Items from a data source

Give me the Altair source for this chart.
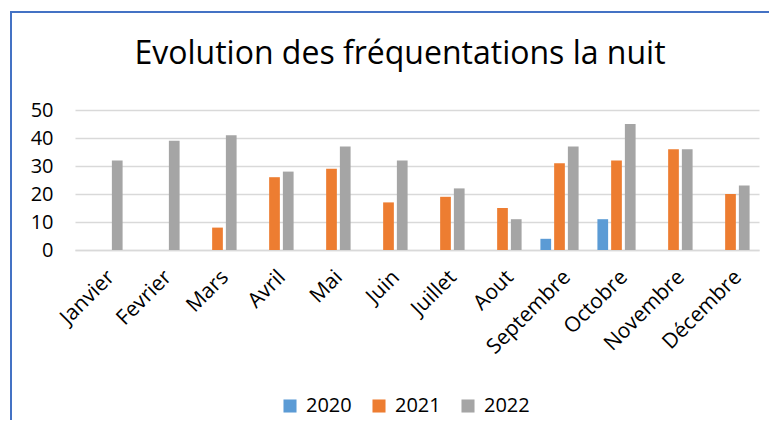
import altair as alt
import pandas as pd

months = ["Janvier", "Fevrier", "Mars", "Avril", "Mai", "Juin", "Juillet",
          "Aout", "Septembre", "Octobre", "Novembre", "Décembre"]
years = ["2020", "2021", "2022"]
v2020 = [None, None, None, None, None, None, None, None, 4, 11, None, None]
v2021 = [None, None, 8, 26, 29, 17, 19, 15, 31, 32, 36, 20]
v2022 = [32, 39, 41, 28, 37, 32, 22, 11, 37, 45, 36, 23]
colors = ["#5B9BD5", "#ED7D31", "#A5A5A5"]
y_ticks = [0, 10, 20, 30, 40, 50]

rows = []
for yr, vals in zip(years, [v2020, v2021, v2022]):
    for m, v in zip(months, vals):
        if v is not None:
            rows.append({"mois": m, "annee": yr, "valeur": v})
df = pd.DataFrame(rows)

FONT = "Open Sans"

bars = alt.Chart(df).mark_bar().encode(
    x=alt.X("mois:N", sort=months,
            scale=alt.Scale(paddingInner=0.33, paddingOuter=0.165),
            axis=alt.Axis(title=None, labelAngle=-45, ticks=False, domain=True,
                          domainColor="#D9D9D9", domainWidth=1.5,
                          labelFontSize=21, labelFont=FONT, labelColor="#000000",
                          labelPadding=16)),
    xOffset=alt.XOffset("annee:N", scale=alt.Scale(domain=years, paddingInner=0.22)),
    y=alt.Y("valeur:Q", scale=alt.Scale(domain=[0, 50]),
            axis=alt.Axis(title=None, values=y_ticks, grid=True, gridColor="#D9D9D9",
                          gridWidth=1.5, domain=False, ticks=False,
                          labelFontSize=20, labelFont=FONT, labelColor="#000000",
                          labelPadding=22)),
    color=alt.Color("annee:N", scale=alt.Scale(domain=years, range=colors),
                    legend=alt.Legend(title=None, orient="none", direction="horizontal",
                                      legendX=205, legendY=286, symbolType="square",
                                      symbolSize=170, symbolStrokeWidth=0,
                                      labelFontSize=20, labelFont=FONT,
                                      labelColor="#000000", columnPadding=17,
                                      labelOffset=6)),
)

border_left = alt.Chart(pd.DataFrame({"a": [0]})).mark_rule(
    color="#4472C4", strokeWidth=2).encode(
    x=alt.value(-64), y=alt.value(-98), y2=alt.value(330))
border_top = alt.Chart(pd.DataFrame({"a": [0]})).mark_rule(
    color="#4472C4", strokeWidth=2).encode(
    x=alt.value(-65), x2=alt.value(720), y=alt.value(-98))

chart = alt.layer(bars, border_left, border_top).properties(
    width=684, height=140,
    title=alt.TitleParams("Evolution des fréquentations la nuit", fontSize=32,
                          font=FONT, fontWeight="normal", color="#000000",
                          anchor="middle", dx=-17, offset=0,
                          baseline="alphabetic", dy=85),
    autosize=alt.AutoSizeParams(type="none"),
    padding={"left": 67, "top": 102, "right": 10, "bottom": 170},
).configure_view(stroke=None)

chart.save("out.html", embed_options={"renderer": "svg", "actions": False})
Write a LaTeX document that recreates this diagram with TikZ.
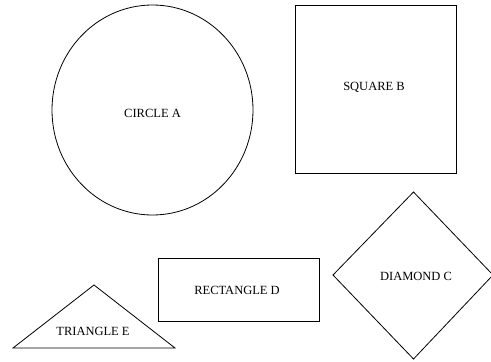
\documentclass[tikz,border=0pt]{standalone}
\usepackage{fontspec}
\setmainfont{Liberation Serif}
\begin{document}
\begin{tikzpicture}[x=1pt,y=-1pt,
  shapeline/.style={draw=black,line width=0.8pt},
  lbl/.style={font=\fontsize{12.5}{14}\selectfont,inner sep=0pt,anchor=center}]
\useasboundingbox (0,0) rectangle (491,362);
\fill[white] (0,0) rectangle (491,362);
% circle A
\draw[shapeline] (152.5,110) ellipse [x radius=100.5, y radius=105];
\node[lbl] (ta) at (152.5,113) {CIRCLE A};
% square B
\draw[shapeline] (295,5) rectangle (456,173);
\node[lbl] (tb) at (374,87) {SQUARE B};
% diamond C
\draw[shapeline] (413.5,192) -- (493,275) -- (413.5,359) -- (333,275) -- cycle;
\node[lbl] (tc) at (416,276) {DIAMOND C};
% rectangle D
\draw[shapeline] (158,258) rectangle (319,321);
\node[lbl] (td) at (237,290) {RECTANGLE D};
% triangle E
\draw[shapeline] (13,348) -- (94,285) -- (175,348) -- cycle;
\node[lbl] (te) at (93,331) {TRIANGLE E};
\end{tikzpicture}
\end{document}
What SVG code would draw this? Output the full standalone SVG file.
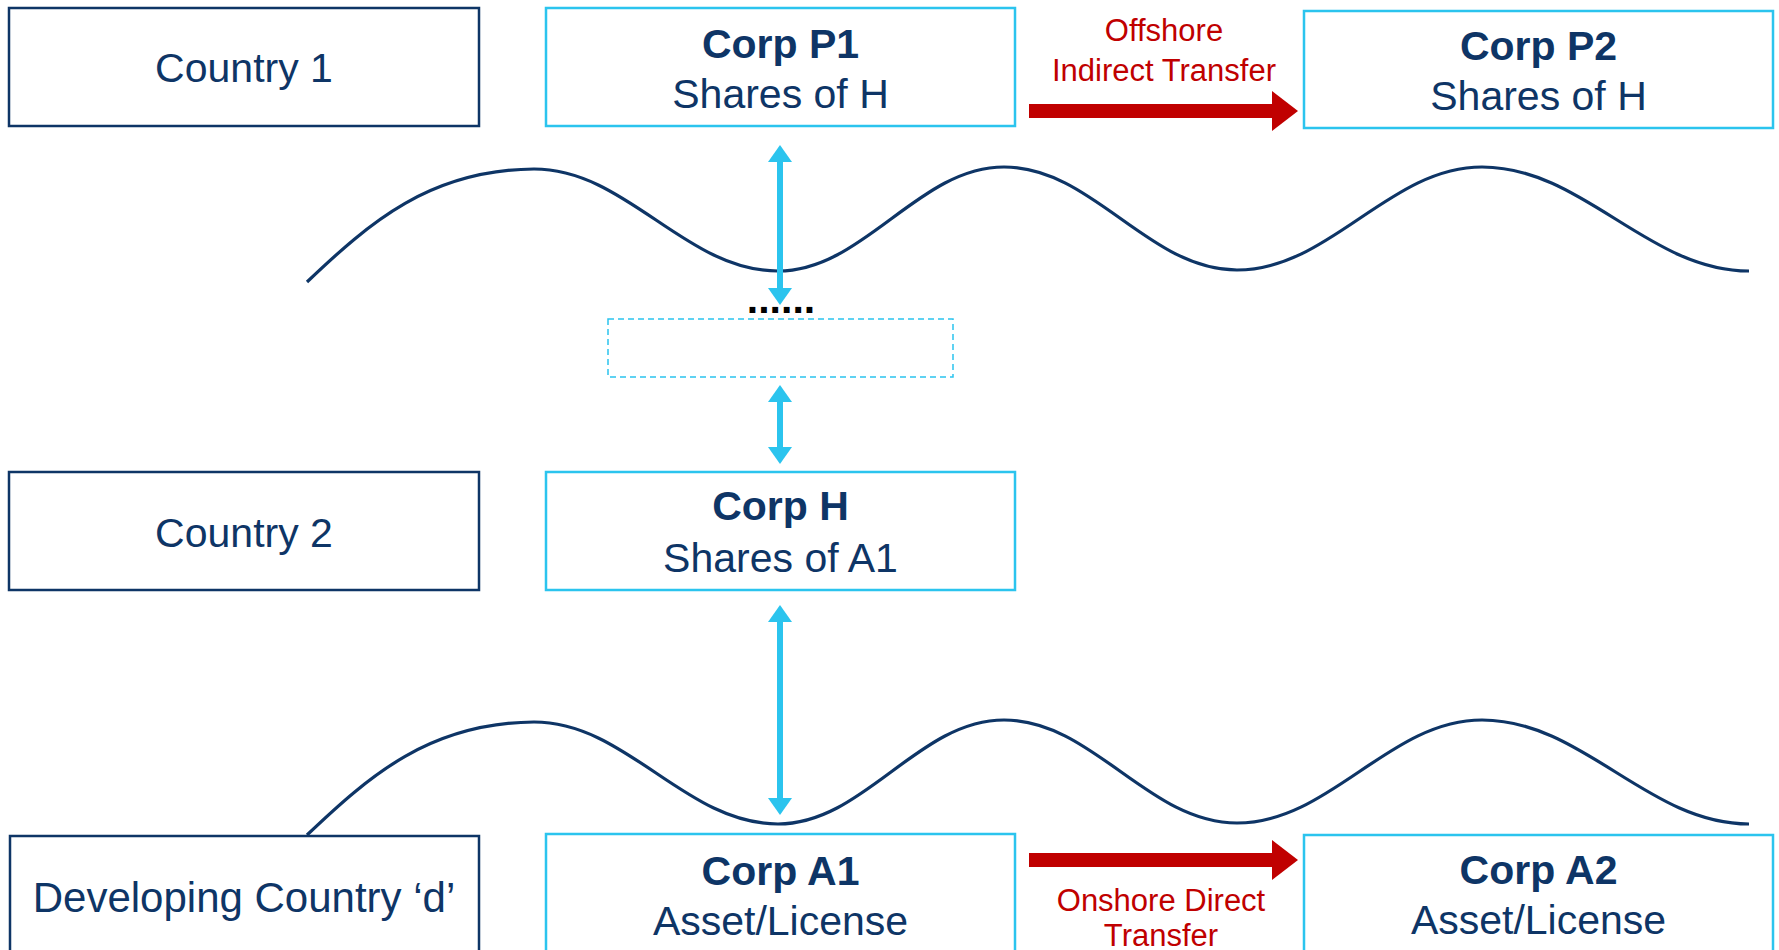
<svg xmlns="http://www.w3.org/2000/svg" width="1779" height="950" viewBox="0 0 1779 950">
  <style>
    .bg { fill: #ffffff; }
    .country { fill: #ffffff; stroke: #0E3566; stroke-width: 2.5; }
    .corp { fill: #ffffff; stroke: #2BC4EE; stroke-width: 2.5; }
    .dashed { fill: none; stroke: #2BC4EE; stroke-width: 1.5; stroke-dasharray: 6 4; }
    .wave { fill: none; stroke: #0E3566; stroke-width: 3.2; stroke-linecap: butt; }
    .t { font-family: "Liberation Sans", Arial, sans-serif; font-size: 41px; fill: #0E3566; text-anchor: middle; }
    .b { font-weight: bold; }
    .red { font-family: "Liberation Sans", Arial, sans-serif; font-size: 31px; fill: #C00000; text-anchor: middle; }
    .dots { font-family: "Liberation Sans", Arial, sans-serif; font-size: 41px; font-weight: bold; fill: #000000; text-anchor: middle; }
    .blue { stroke: #2BC4EE; stroke-width: 6; fill: none; }
    .redarrow { stroke: #C00000; stroke-width: 14; fill: none; }
  </style>
  <defs>
    <marker id="bh" viewBox="0 0 17 24" refX="7" refY="12" markerWidth="17" markerHeight="24" markerUnits="userSpaceOnUse" orient="auto-start-reverse">
      <path d="M0,0 L17,12 L0,24 z" fill="#2BC4EE"/>
    </marker>
    <marker id="rh" viewBox="0 0 26 40" refX="0" refY="20" markerWidth="26" markerHeight="40" markerUnits="userSpaceOnUse" orient="auto">
      <path d="M0,0 L26,20 L0,40 z" fill="#C00000"/>
    </marker>
    <path id="wavePath" d="M307,282 C370,222 430,170 534,169 C627,169 685,271 778,271 C864,271 918,167 1004,167 C1093,167 1148,270 1237,270 C1330,270 1389,167 1482,167 C1583,167 1648,271 1749,271"/>
  </defs>

  <rect class="bg" x="0" y="0" width="1779" height="950"/>

  <g id="waves">
    <use href="#wavePath" class="wave"/>
    <use href="#wavePath" class="wave" transform="translate(0,553)"/>
  </g>

  <g id="country1">
    <rect class="country" x="9" y="8" width="470" height="118"/>
    <text class="t" x="244" y="82">Country 1</text>
  </g>
  <g id="corpP1">
    <rect class="corp" x="546" y="8" width="469" height="118"/>
    <text class="t b" x="780.5" y="58">Corp P1</text>
    <text class="t" x="780.5" y="108">Shares of H</text>
  </g>
  <g id="corpP2">
    <rect class="corp" x="1304" y="11" width="469" height="117"/>
    <text class="t b" x="1538.5" y="60">Corp P2</text>
    <text class="t" x="1538.5" y="110">Shares of H</text>
  </g>
  <g id="intermediate">
    <rect class="dashed" x="608" y="319" width="345" height="58"/>
    <text class="dots" x="781" y="313">......</text>
  </g>
  <g id="country2">
    <rect class="country" x="9" y="472" width="470" height="118"/>
    <text class="t" x="244" y="547">Country 2</text>
  </g>
  <g id="corpH">
    <rect class="corp" x="546" y="472" width="469" height="118"/>
    <text class="t b" x="780.5" y="520">Corp H</text>
    <text class="t" x="780.5" y="572">Shares of A1</text>
  </g>
  <g id="countryD">
    <rect class="country" x="10" y="836" width="469" height="130"/>
    <text class="t" x="244" y="912" style="font-size:42px">Developing Country ‘d’</text>
  </g>
  <g id="corpA1">
    <rect class="corp" x="546" y="834" width="469" height="130"/>
    <text class="t b" x="780.5" y="885">Corp A1</text>
    <text class="t" x="780.5" y="935">Asset/License</text>
  </g>
  <g id="corpA2">
    <rect class="corp" x="1304" y="835" width="469" height="130"/>
    <text class="t b" x="1538.5" y="884">Corp A2</text>
    <text class="t" x="1538.5" y="934">Asset/License</text>
  </g>

  <g id="connectors">
    <line class="blue" x1="780" y1="155" x2="780" y2="295" marker-start="url(#bh)" marker-end="url(#bh)"/>
    <line class="blue" x1="780" y1="395" x2="780" y2="454" marker-start="url(#bh)" marker-end="url(#bh)"/>
    <line class="blue" x1="780" y1="615" x2="780" y2="805" marker-start="url(#bh)" marker-end="url(#bh)"/>
    <line class="redarrow" x1="1029" y1="111" x2="1272" y2="111" marker-end="url(#rh)"/>
    <line class="redarrow" x1="1029" y1="860" x2="1272" y2="860" marker-end="url(#rh)"/>
    <text class="red" x="1164" y="41">Offshore</text>
    <text class="red" x="1164" y="81">Indirect Transfer</text>
    <text class="red" x="1161" y="911">Onshore Direct</text>
    <text class="red" x="1161" y="946">Transfer</text>
  </g>
</svg>
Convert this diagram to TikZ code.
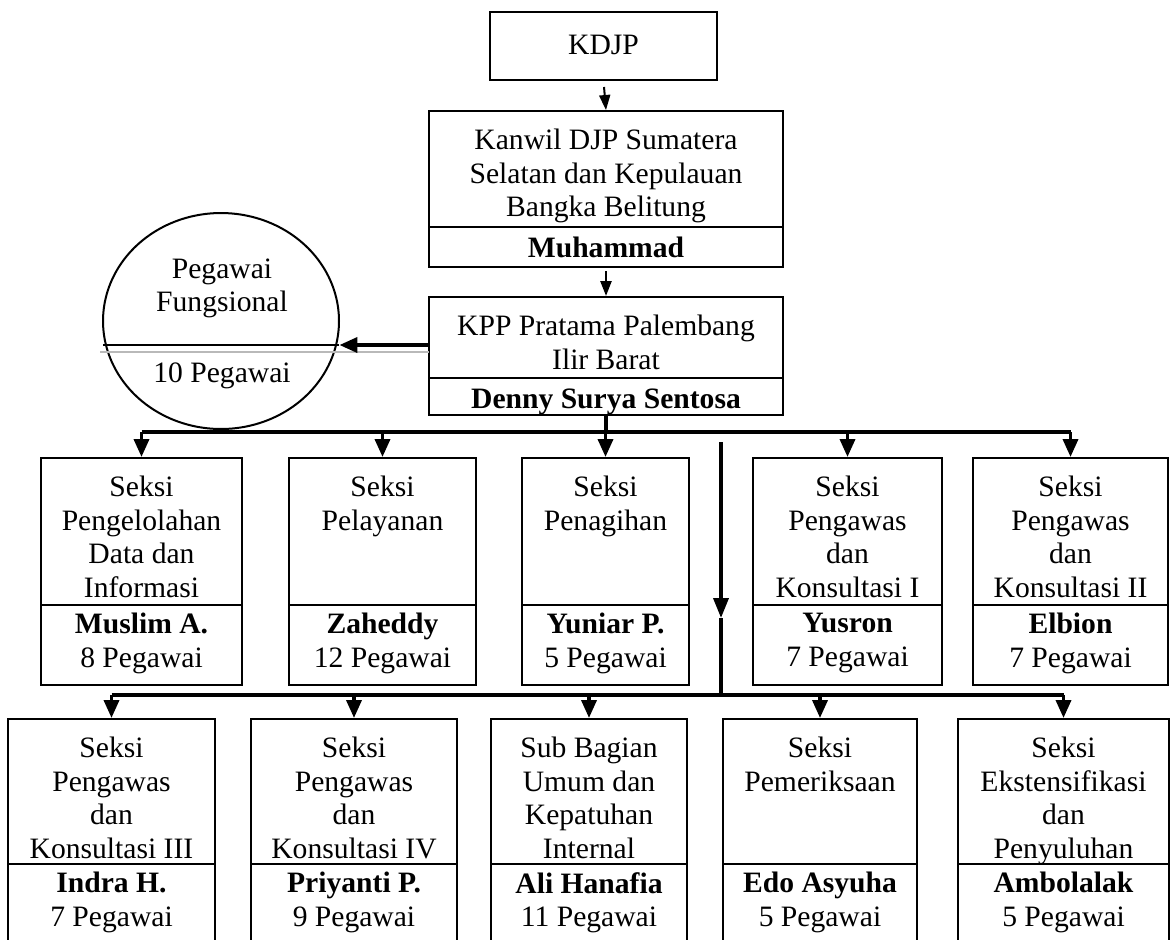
\documentclass[tikz,border=0pt]{standalone}
\usepackage{fontspec}
\setmainfont{Liberation Serif}
\usetikzlibrary{arrows.meta,fit,shapes.geometric}
\tikzset{
  box/.style={draw, line width=1pt, inner sep=0pt, rectangle},
  boxline/.style={line width=1pt},
  ttext/.style={align=center, inner sep=0pt, font=\fontsize{14.8}{16.7}\selectfont,
    execute at begin node={\rule{0pt}{11pt}}},
  conn/.style={line width=1.8pt},
  tipbig/.style={-{Triangle[width=7.5pt,length=9pt]}},
  tipsmall/.style={-{Triangle[width=5.5pt,length=7.5pt]}},
}
\newcommand{\orgbox}[8]{%
  \node[box, fit={(#2,#3) (#4,#5)}] (#1) {};
  \draw[boxline] (#2,#6) -- (#4,#6);
  \node[ttext, anchor=north] (#1-t) at ({(#2+#4)/2},{#3+18}) {#7};
  \node[ttext, anchor=north] (#1-b) at ({(#2+#4)/2},{#6+8}) {#8};
}
\begin{document}
\begin{tikzpicture}[x=0.5pt,y=-0.5pt]
\fill[white] (0,0) rectangle (1171,939);
\useasboundingbox (0,0) rectangle (1171,939);

% top
\node[box, fit={(490,12) (717,80)}] (kdjp) {};
\node[ttext] (kdjp-t) at (603.5,44) {KDJP};
\orgbox{kanwil}{429}{111}{783}{267}{227}{Kanwil DJP Sumatera\\Selatan dan Kepulauan\\Bangka Belitung}{\textbf{Muhammad}}
\orgbox{kpp}{429}{297}{783}{415}{378}{KPP Pratama Palembang\\Ilir Barat}{\textbf{Denny Surya Sentosa}}

% functional staff
\node[inner sep=0pt, fit={(103,213) (339,429)}] (fung) {};
\draw[line width=1pt] plot[domain=0:360, samples=90, smooth cycle, variable=\t] ({221+118*cos(\t)},{321+108*sin(\t)});
\coordinate (fdiv) at (221,345);
\draw[boxline] (103,345) -- (fung.east |- fdiv);
\draw[gray!55, line width=0.6pt] (100,352) -- (429,352);
\node[ttext, anchor=north] (fung-t) at (222,258) {Pegawai\\Fungsional};
\node[ttext, anchor=north] (fung-b) at (222,360) {10 Pegawai};

% row 1
\orgbox{b11}{41}{458}{242}{685}{605}{Seksi\\Pengelolahan\\Data dan\\Informasi}{\textbf{Muslim A.}\\8 Pegawai}
\orgbox{b12}{289}{458}{476}{685}{605}{Seksi\\Pelayanan}{\textbf{Zaheddy}\\12 Pegawai}
\orgbox{b13}{522}{458}{689}{685}{605}{Seksi\\Penagihan}{\textbf{Yuniar P.}\\5 Pegawai}
\orgbox{b14}{753}{458}{942}{685}{605}{Seksi\\Pengawas\\dan\\Konsultasi I}{\textbf{Yusron}\\7 Pegawai}
\orgbox{b15}{973}{458}{1168}{685}{605}{Seksi\\Pengawas\\dan\\Konsultasi II}{\textbf{Elbion}\\7 Pegawai}

% row 2
\orgbox{b21}{8}{719}{215}{946}{864}{Seksi\\Pengawas\\dan\\Konsultasi III}{\textbf{Indra H.}\\7 Pegawai}
\orgbox{b22}{251}{719}{457}{946}{864}{Seksi\\Pengawas\\dan\\Konsultasi IV}{\textbf{Priyanti P.}\\9 Pegawai}
\orgbox{b23}{491}{719}{687}{946}{864}{Sub Bagian\\Umum dan\\Kepatuhan\\Internal}{\textbf{Ali Hanafia}\\11 Pegawai}
\orgbox{b24}{723}{719}{917}{946}{864}{Seksi\\Pemeriksaan}{\textbf{Edo Asyuha}\\5 Pegawai}
\orgbox{b25}{958}{719}{1169}{946}{864}{Seksi\\Ekstensifikasi\\dan\\Penyuluhan}{\textbf{Ambolalak}\\5 Pegawai}

% connectors
\draw[line width=1pt, tipsmall, shorten <=3pt] (kdjp.south) -- (kanwil.north);
\draw[line width=1.2pt, tipsmall, shorten <=1.5pt] (kanwil.south) -- (kpp.north);
\draw[conn, tipbig] (kpp.west |- fdiv) -- (fung.east |- fdiv);

\coordinate (bus1) at (0,432);
\coordinate (bus2) at (0,695);
\draw[conn] (kpp.south) -- (kpp.south |- bus1);
\draw[conn] (b11.north |- bus1) -- (b15.north |- bus1);
\foreach \b in {b11,b12,b13,b14,b15}
  \draw[conn, tipbig] (\b.north |- bus1) -- (\b.north);

\coordinate (vtop) at (721,442);
\coordinate (vmid) at (721,618);
\draw[conn, -{Triangle[width=7.5pt,length=10pt]}] (vtop) -- (vmid);
\draw[conn] (vmid) -- (vmid |- bus2);

\draw[conn] (b21.north |- bus2) -- (b25.north |- bus2);
\foreach \b in {b21,b22,b23,b24,b25}
  \draw[conn, tipbig] (\b.north |- bus2) -- (\b.north);
\end{tikzpicture}
\end{document}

To do
Omit all pictures, and reproduce exactly the lines from the one holding "Convert this diagram to TikZ code." through the one holding "anchor=north] (fung-b) at", both included.

Full response
Convert this diagram to TikZ code.
\documentclass[tikz,border=0pt]{standalone}
\usepackage{fontspec}
\setmainfont{Liberation Serif}
\usetikzlibrary{arrows.meta,fit,shapes.geometric}
\tikzset{
  box/.style={draw, line width=1pt, inner sep=0pt, rectangle},
  boxline/.style={line width=1pt},
  ttext/.style={align=center, inner sep=0pt, font=\fontsize{14.8}{16.7}\selectfont,
    execute at begin node={\rule{0pt}{11pt}}},
  conn/.style={line width=1.8pt},
  tipbig/.style={-{Triangle[width=7.5pt,length=9pt]}},
  tipsmall/.style={-{Triangle[width=5.5pt,length=7.5pt]}},
}
\newcommand{\orgbox}[8]{%
  \node[box, fit={(#2,#3) (#4,#5)}] (#1) {};
  \draw[boxline] (#2,#6) -- (#4,#6);
  \node[ttext, anchor=north] (#1-t) at ({(#2+#4)/2},{#3+18}) {#7};
  \node[ttext, anchor=north] (#1-b) at ({(#2+#4)/2},{#6+8}) {#8};
}
\begin{document}
\begin{tikzpicture}[x=0.5pt,y=-0.5pt]
\fill[white] (0,0) rectangle (1171,939);
\useasboundingbox (0,0) rectangle (1171,939);

% top
\node[box, fit={(490,12) (717,80)}] (kdjp) {};
\node[ttext] (kdjp-t) at (603.5,44) {KDJP};
\orgbox{kanwil}{429}{111}{783}{267}{227}{Kanwil DJP Sumatera\\Selatan dan Kepulauan\\Bangka Belitung}{\textbf{Muhammad}}
\orgbox{kpp}{429}{297}{783}{415}{378}{KPP Pratama Palembang\\Ilir Barat}{\textbf{Denny Surya Sentosa}}

% functional staff
\node[inner sep=0pt, fit={(103,213) (339,429)}] (fung) {};
\draw[line width=1pt] plot[domain=0:360, samples=90, smooth cycle, variable=\t] ({221+118*cos(\t)},{321+108*sin(\t)});
\coordinate (fdiv) at (221,345);
\draw[boxline] (103,345) -- (fung.east |- fdiv);
\draw[gray!55, line width=0.6pt] (100,352) -- (429,352);
\node[ttext, anchor=north] (fung-t) at (222,258) {Pegawai\\Fungsional};
\node[ttext, anchor=north] (fung-b) at (222,360) {10 Pegawai};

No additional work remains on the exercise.